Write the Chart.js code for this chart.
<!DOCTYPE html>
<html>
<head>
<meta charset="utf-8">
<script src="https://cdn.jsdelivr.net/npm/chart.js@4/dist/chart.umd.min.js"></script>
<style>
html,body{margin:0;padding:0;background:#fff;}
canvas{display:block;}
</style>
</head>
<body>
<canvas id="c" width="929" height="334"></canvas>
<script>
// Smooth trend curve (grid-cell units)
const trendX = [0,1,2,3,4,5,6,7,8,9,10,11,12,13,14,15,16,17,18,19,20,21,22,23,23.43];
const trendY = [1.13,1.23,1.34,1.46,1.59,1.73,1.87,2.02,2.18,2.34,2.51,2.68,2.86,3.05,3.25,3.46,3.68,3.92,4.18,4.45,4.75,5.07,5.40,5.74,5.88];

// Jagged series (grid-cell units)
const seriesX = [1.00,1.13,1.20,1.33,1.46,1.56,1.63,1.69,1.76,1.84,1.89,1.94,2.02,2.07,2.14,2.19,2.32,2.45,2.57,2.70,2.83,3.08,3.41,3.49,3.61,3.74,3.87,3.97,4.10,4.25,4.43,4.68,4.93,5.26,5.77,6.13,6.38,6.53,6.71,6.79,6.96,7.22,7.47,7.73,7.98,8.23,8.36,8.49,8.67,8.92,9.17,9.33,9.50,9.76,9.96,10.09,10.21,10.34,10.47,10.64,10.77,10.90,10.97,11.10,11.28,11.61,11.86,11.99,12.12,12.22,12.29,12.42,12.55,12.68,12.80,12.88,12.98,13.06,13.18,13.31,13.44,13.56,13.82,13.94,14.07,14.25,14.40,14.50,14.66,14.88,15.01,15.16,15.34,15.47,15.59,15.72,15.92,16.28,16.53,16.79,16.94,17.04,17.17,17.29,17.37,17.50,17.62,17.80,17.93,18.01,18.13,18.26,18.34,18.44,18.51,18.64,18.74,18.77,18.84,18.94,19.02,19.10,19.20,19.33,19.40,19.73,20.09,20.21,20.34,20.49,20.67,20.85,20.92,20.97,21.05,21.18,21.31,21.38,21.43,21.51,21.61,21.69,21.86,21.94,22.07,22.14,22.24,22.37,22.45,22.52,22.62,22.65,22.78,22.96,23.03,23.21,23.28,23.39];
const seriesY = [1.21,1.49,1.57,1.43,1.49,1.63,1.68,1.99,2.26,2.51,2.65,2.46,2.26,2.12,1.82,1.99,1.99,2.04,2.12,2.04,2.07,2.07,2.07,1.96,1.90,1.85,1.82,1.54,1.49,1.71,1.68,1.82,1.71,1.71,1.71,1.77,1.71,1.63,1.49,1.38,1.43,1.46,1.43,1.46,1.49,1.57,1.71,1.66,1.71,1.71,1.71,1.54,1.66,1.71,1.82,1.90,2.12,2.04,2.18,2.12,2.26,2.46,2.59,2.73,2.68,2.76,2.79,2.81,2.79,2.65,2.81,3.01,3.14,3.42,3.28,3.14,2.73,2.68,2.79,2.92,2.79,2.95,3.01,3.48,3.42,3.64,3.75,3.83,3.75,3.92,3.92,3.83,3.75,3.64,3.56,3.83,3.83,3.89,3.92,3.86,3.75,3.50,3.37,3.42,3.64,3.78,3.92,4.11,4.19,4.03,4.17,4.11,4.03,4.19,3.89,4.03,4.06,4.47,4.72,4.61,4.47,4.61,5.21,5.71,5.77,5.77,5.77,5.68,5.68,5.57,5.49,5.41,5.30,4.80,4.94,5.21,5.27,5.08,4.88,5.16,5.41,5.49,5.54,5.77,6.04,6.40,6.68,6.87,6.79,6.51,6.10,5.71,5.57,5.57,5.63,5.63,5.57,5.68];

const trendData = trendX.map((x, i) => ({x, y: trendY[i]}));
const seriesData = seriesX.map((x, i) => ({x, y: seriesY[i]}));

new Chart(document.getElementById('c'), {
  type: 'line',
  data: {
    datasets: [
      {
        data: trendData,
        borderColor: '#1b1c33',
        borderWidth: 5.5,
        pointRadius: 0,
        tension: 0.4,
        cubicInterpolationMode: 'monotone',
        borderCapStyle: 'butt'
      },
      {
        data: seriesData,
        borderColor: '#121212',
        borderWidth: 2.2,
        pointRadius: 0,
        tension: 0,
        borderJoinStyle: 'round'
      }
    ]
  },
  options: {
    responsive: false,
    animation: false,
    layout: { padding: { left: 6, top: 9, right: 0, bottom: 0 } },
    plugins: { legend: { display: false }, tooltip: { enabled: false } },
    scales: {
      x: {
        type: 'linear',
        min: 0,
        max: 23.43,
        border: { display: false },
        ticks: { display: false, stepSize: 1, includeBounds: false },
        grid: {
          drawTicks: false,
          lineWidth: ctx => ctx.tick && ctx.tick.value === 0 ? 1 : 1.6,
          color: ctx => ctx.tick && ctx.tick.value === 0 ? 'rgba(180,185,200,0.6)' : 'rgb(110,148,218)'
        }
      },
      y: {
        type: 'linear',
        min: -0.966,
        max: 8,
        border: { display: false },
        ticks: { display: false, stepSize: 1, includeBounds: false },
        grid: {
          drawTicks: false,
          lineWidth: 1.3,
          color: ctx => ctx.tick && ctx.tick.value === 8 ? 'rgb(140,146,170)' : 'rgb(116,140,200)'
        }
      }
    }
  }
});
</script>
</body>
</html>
═══
**Aim of the task:** Would you reproduce the material above in full, exactly as given?

**Solution for this problem:**
Write the Chart.js code for this chart.
<!DOCTYPE html>
<html>
<head>
<meta charset="utf-8">
<script src="https://cdn.jsdelivr.net/npm/chart.js@4/dist/chart.umd.min.js"></script>
<style>
html,body{margin:0;padding:0;background:#fff;}
canvas{display:block;}
</style>
</head>
<body>
<canvas id="c" width="929" height="334"></canvas>
<script>
// Smooth trend curve (grid-cell units)
const trendX = [0,1,2,3,4,5,6,7,8,9,10,11,12,13,14,15,16,17,18,19,20,21,22,23,23.43];
const trendY = [1.13,1.23,1.34,1.46,1.59,1.73,1.87,2.02,2.18,2.34,2.51,2.68,2.86,3.05,3.25,3.46,3.68,3.92,4.18,4.45,4.75,5.07,5.40,5.74,5.88];

// Jagged series (grid-cell units)
const seriesX = [1.00,1.13,1.20,1.33,1.46,1.56,1.63,1.69,1.76,1.84,1.89,1.94,2.02,2.07,2.14,2.19,2.32,2.45,2.57,2.70,2.83,3.08,3.41,3.49,3.61,3.74,3.87,3.97,4.10,4.25,4.43,4.68,4.93,5.26,5.77,6.13,6.38,6.53,6.71,6.79,6.96,7.22,7.47,7.73,7.98,8.23,8.36,8.49,8.67,8.92,9.17,9.33,9.50,9.76,9.96,10.09,10.21,10.34,10.47,10.64,10.77,10.90,10.97,11.10,11.28,11.61,11.86,11.99,12.12,12.22,12.29,12.42,12.55,12.68,12.80,12.88,12.98,13.06,13.18,13.31,13.44,13.56,13.82,13.94,14.07,14.25,14.40,14.50,14.66,14.88,15.01,15.16,15.34,15.47,15.59,15.72,15.92,16.28,16.53,16.79,16.94,17.04,17.17,17.29,17.37,17.50,17.62,17.80,17.93,18.01,18.13,18.26,18.34,18.44,18.51,18.64,18.74,18.77,18.84,18.94,19.02,19.10,19.20,19.33,19.40,19.73,20.09,20.21,20.34,20.49,20.67,20.85,20.92,20.97,21.05,21.18,21.31,21.38,21.43,21.51,21.61,21.69,21.86,21.94,22.07,22.14,22.24,22.37,22.45,22.52,22.62,22.65,22.78,22.96,23.03,23.21,23.28,23.39];
const seriesY = [1.21,1.49,1.57,1.43,1.49,1.63,1.68,1.99,2.26,2.51,2.65,2.46,2.26,2.12,1.82,1.99,1.99,2.04,2.12,2.04,2.07,2.07,2.07,1.96,1.90,1.85,1.82,1.54,1.49,1.71,1.68,1.82,1.71,1.71,1.71,1.77,1.71,1.63,1.49,1.38,1.43,1.46,1.43,1.46,1.49,1.57,1.71,1.66,1.71,1.71,1.71,1.54,1.66,1.71,1.82,1.90,2.12,2.04,2.18,2.12,2.26,2.46,2.59,2.73,2.68,2.76,2.79,2.81,2.79,2.65,2.81,3.01,3.14,3.42,3.28,3.14,2.73,2.68,2.79,2.92,2.79,2.95,3.01,3.48,3.42,3.64,3.75,3.83,3.75,3.92,3.92,3.83,3.75,3.64,3.56,3.83,3.83,3.89,3.92,3.86,3.75,3.50,3.37,3.42,3.64,3.78,3.92,4.11,4.19,4.03,4.17,4.11,4.03,4.19,3.89,4.03,4.06,4.47,4.72,4.61,4.47,4.61,5.21,5.71,5.77,5.77,5.77,5.68,5.68,5.57,5.49,5.41,5.30,4.80,4.94,5.21,5.27,5.08,4.88,5.16,5.41,5.49,5.54,5.77,6.04,6.40,6.68,6.87,6.79,6.51,6.10,5.71,5.57,5.57,5.63,5.63,5.57,5.68];

const trendData = trendX.map((x, i) => ({x, y: trendY[i]}));
const seriesData = seriesX.map((x, i) => ({x, y: seriesY[i]}));

new Chart(document.getElementById('c'), {
  type: 'line',
  data: {
    datasets: [
      {
        data: trendData,
        borderColor: '#1b1c33',
        borderWidth: 5.5,
        pointRadius: 0,
        tension: 0.4,
        cubicInterpolationMode: 'monotone',
        borderCapStyle: 'butt'
      },
      {
        data: seriesData,
        borderColor: '#121212',
        borderWidth: 2.2,
        pointRadius: 0,
        tension: 0,
        borderJoinStyle: 'round'
      }
    ]
  },
  options: {
    responsive: false,
    animation: false,
    layout: { padding: { left: 6, top: 9, right: 0, bottom: 0 } },
    plugins: { legend: { display: false }, tooltip: { enabled: false } },
    scales: {
      x: {
        type: 'linear',
        min: 0,
        max: 23.43,
        border: { display: false },
        ticks: { display: false, stepSize: 1, includeBounds: false },
        grid: {
          drawTicks: false,
          lineWidth: ctx => ctx.tick && ctx.tick.value === 0 ? 1 : 1.6,
          color: ctx => ctx.tick && ctx.tick.value === 0 ? 'rgba(180,185,200,0.6)' : 'rgb(110,148,218)'
        }
      },
      y: {
        type: 'linear',
        min: -0.966,
        max: 8,
        border: { display: false },
        ticks: { display: false, stepSize: 1, includeBounds: false },
        grid: {
          drawTicks: false,
          lineWidth: 1.3,
          color: ctx => ctx.tick && ctx.tick.value === 8 ? 'rgb(140,146,170)' : 'rgb(116,140,200)'
        }
      }
    }
  }
});
</script>
</body>
</html>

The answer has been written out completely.